Forms, questionnaires, surveys – almost every organisation produces these at one time or another, from the tax office to the PTA at your local school.  Most of us groan at the thought of filling them out, so how do you design a form that:

  • is easy for the user to fill out; and
  • gets you the information you want?

Like most pieces of writing, you need to plan before you begin.  Start by thinking about some of these questions:

  1. What is the most important information you need to get from the person filling in the form?  Are you asking clearly for this information, or is the question or prompt ambiguous?
  2. What information do you really need, and what can you do without?  For instance, do you really need a date of birth or is that a bit irrelevant?  Do you really need multiple contact details or is one enough?
  3. Who is likely to be filling out your form, and will they understand any specialised terms you use?
  4. How long is each answer likely to be, and have you left enough room for it?

I recently had to fill out a form which had a question at the bottom of one page, and the answer space at the top of the following page.  Needless to say, neither I nor the people around me remembered to answer that question.  A simple matter of formatting meant that no information was gathered for that question!

We’ll have some follow-ups on this topic over the coming months, but in the meantime have you ever come across a form that was particularly easy to fill out?  What made it work so well?

Permanent link to this article: http://wordsmadeclear.com/2011/12/01/designing-forms-whetting-your-appetite/


  1. Michael


    I use a fair amount of forms both as user and creator and I agree that forms are often a pain because they are poorly constructed, too long or have the wrong questions.

    When I work on questionnaires, I work backwards from the desired outcome and ask what are the best questions to ask to arrive at that outcome, not always easy.
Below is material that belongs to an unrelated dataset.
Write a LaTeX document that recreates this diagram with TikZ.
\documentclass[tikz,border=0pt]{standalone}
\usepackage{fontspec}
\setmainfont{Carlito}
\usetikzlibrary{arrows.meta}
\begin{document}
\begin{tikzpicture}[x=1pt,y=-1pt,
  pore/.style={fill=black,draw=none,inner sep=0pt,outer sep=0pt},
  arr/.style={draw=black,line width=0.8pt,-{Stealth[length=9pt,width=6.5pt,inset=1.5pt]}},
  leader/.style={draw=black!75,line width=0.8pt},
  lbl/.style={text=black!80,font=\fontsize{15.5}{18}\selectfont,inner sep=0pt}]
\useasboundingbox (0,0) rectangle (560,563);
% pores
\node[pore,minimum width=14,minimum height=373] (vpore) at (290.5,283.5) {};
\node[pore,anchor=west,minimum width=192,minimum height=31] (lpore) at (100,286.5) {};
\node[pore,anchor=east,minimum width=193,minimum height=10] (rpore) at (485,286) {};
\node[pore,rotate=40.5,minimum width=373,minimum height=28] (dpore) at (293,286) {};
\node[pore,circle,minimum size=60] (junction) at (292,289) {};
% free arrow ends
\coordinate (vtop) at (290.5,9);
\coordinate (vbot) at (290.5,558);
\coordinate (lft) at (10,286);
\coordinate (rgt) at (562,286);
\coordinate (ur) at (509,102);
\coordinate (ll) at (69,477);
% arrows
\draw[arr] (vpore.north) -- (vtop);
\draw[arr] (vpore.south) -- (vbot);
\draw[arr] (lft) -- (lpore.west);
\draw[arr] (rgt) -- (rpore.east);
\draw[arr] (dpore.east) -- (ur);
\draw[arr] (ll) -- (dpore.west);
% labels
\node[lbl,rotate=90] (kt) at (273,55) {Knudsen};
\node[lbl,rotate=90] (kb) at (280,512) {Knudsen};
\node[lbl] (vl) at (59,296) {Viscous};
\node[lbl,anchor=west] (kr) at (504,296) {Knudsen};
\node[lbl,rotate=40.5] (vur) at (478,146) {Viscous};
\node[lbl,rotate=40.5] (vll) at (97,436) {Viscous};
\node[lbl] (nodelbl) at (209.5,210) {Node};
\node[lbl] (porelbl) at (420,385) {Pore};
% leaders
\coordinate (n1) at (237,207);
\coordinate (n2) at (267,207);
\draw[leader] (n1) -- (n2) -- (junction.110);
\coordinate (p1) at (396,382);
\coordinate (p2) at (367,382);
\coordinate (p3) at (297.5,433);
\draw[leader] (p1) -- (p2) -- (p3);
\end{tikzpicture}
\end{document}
    Formatting is important and also, brevity. Many forms are filled in voluntarily and the individuals time needs to be respected. When I create feedback forms as a heuristic measure I stick to 5 questions, 3 that allow a tick to scale quality of experience and two asking what went well and how could it have been better. I am sure there are better approaches.

    I look forward to more on this. Cheers. Michael

  2. Elaine

    I agree with Michael that many of the questionnaires I see are far too long. For me, if a survey can’t be completed in ten to ffteen minutes, it is unlikely I will find the time to do so.

    While I don’t restrict myself to using five questions when creating such documents, I also follow a model of some that can be filled in with a tick or a rating and others that are open ended. I believe that the former need to be very carefully thought out. Poor communication here frustrates the user and a wrong interpretaion of the question/comment can really skew results.

    I also like a very brief introductory statement that clearly identifies the purpose of the questionnaire.